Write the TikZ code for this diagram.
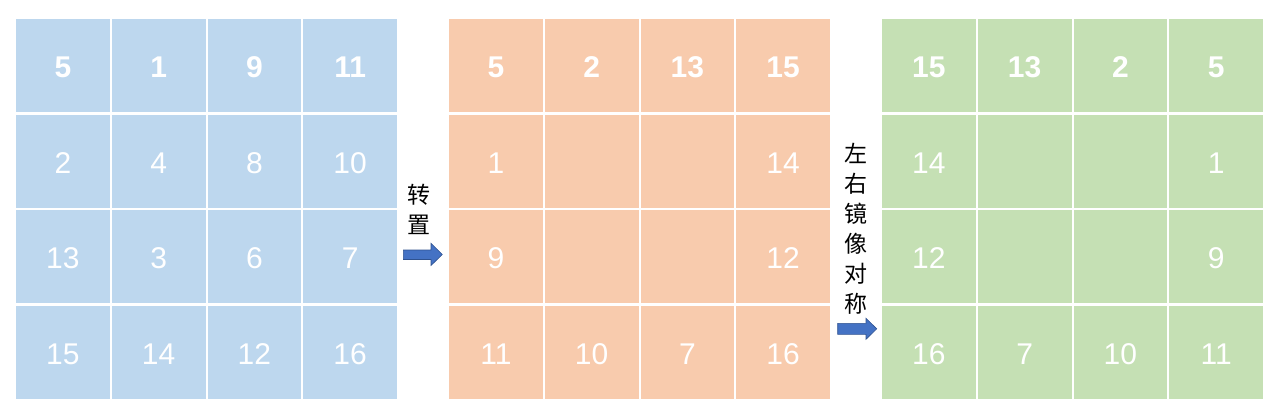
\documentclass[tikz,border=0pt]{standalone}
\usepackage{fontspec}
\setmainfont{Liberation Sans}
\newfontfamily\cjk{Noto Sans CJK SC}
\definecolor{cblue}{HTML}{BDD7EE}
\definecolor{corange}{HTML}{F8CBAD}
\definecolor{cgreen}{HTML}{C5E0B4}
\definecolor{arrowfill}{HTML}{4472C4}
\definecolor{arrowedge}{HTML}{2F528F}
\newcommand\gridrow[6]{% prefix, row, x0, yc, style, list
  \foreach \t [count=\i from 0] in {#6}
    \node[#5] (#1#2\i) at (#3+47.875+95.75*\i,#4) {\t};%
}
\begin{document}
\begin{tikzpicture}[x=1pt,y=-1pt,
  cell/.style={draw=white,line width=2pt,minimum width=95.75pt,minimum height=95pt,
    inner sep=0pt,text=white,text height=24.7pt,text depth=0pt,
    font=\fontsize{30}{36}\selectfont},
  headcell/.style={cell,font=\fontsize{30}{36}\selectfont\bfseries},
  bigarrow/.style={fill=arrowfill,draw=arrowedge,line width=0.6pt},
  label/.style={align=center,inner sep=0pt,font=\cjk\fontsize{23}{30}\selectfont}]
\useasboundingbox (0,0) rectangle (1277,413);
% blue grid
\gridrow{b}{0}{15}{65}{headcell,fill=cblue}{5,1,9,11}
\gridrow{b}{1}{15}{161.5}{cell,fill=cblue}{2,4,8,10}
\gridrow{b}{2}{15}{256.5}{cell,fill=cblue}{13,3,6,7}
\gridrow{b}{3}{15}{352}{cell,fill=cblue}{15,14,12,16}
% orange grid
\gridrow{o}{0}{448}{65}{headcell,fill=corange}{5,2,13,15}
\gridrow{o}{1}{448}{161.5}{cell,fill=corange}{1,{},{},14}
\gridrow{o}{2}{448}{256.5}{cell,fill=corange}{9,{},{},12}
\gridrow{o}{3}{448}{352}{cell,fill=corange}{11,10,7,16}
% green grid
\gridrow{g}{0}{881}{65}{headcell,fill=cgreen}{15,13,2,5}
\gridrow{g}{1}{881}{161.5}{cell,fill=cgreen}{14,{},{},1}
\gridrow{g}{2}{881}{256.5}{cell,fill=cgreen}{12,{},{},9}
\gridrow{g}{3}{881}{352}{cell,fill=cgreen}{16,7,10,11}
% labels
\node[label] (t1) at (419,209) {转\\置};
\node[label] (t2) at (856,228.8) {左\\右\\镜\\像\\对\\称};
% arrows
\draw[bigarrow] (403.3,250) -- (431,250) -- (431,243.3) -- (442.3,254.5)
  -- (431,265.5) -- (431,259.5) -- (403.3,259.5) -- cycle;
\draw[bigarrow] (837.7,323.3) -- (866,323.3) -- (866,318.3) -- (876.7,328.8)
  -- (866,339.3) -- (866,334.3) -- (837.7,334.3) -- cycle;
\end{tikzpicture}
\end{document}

Exercise brief: Write out the material above again, word for word, minus its pictures.

The response:
Write the TikZ code for this diagram.
\documentclass[tikz,border=0pt]{standalone}
\usepackage{fontspec}
\setmainfont{Liberation Sans}
\newfontfamily\cjk{Noto Sans CJK SC}
\definecolor{cblue}{HTML}{BDD7EE}
\definecolor{corange}{HTML}{F8CBAD}
\definecolor{cgreen}{HTML}{C5E0B4}
\definecolor{arrowfill}{HTML}{4472C4}
\definecolor{arrowedge}{HTML}{2F528F}
\newcommand\gridrow[6]{% prefix, row, x0, yc, style, list
  \foreach \t [count=\i from 0] in {#6}
    \node[#5] (#1#2\i) at (#3+47.875+95.75*\i,#4) {\t};%
}
\begin{document}
\begin{tikzpicture}[x=1pt,y=-1pt,
  cell/.style={draw=white,line width=2pt,minimum width=95.75pt,minimum height=95pt,
    inner sep=0pt,text=white,text height=24.7pt,text depth=0pt,
    font=\fontsize{30}{36}\selectfont},
  headcell/.style={cell,font=\fontsize{30}{36}\selectfont\bfseries},
  bigarrow/.style={fill=arrowfill,draw=arrowedge,line width=0.6pt},
  label/.style={align=center,inner sep=0pt,font=\cjk\fontsize{23}{30}\selectfont}]
\useasboundingbox (0,0) rectangle (1277,413);
% blue grid
\gridrow{b}{0}{15}{65}{headcell,fill=cblue}{5,1,9,11}
\gridrow{b}{1}{15}{161.5}{cell,fill=cblue}{2,4,8,10}
\gridrow{b}{2}{15}{256.5}{cell,fill=cblue}{13,3,6,7}
\gridrow{b}{3}{15}{352}{cell,fill=cblue}{15,14,12,16}
% orange grid
\gridrow{o}{0}{448}{65}{headcell,fill=corange}{5,2,13,15}
\gridrow{o}{1}{448}{161.5}{cell,fill=corange}{1,{},{},14}
\gridrow{o}{2}{448}{256.5}{cell,fill=corange}{9,{},{},12}
\gridrow{o}{3}{448}{352}{cell,fill=corange}{11,10,7,16}
% green grid
\gridrow{g}{0}{881}{65}{headcell,fill=cgreen}{15,13,2,5}
\gridrow{g}{1}{881}{161.5}{cell,fill=cgreen}{14,{},{},1}
\gridrow{g}{2}{881}{256.5}{cell,fill=cgreen}{12,{},{},9}
\gridrow{g}{3}{881}{352}{cell,fill=cgreen}{16,7,10,11}
% labels
\node[label] (t1) at (419,209) {转\\置};
\node[label] (t2) at (856,228.8) {左\\右\\镜\\像\\对\\称};
% arrows
\draw[bigarrow] (403.3,250) -- (431,250) -- (431,243.3) -- (442.3,254.5)
  -- (431,265.5) -- (431,259.5) -- (403.3,259.5) -- cycle;
\draw[bigarrow] (837.7,323.3) -- (866,323.3) -- (866,318.3) -- (876.7,328.8)
  -- (866,339.3) -- (866,334.3) -- (837.7,334.3) -- cycle;
\end{tikzpicture}
\end{document}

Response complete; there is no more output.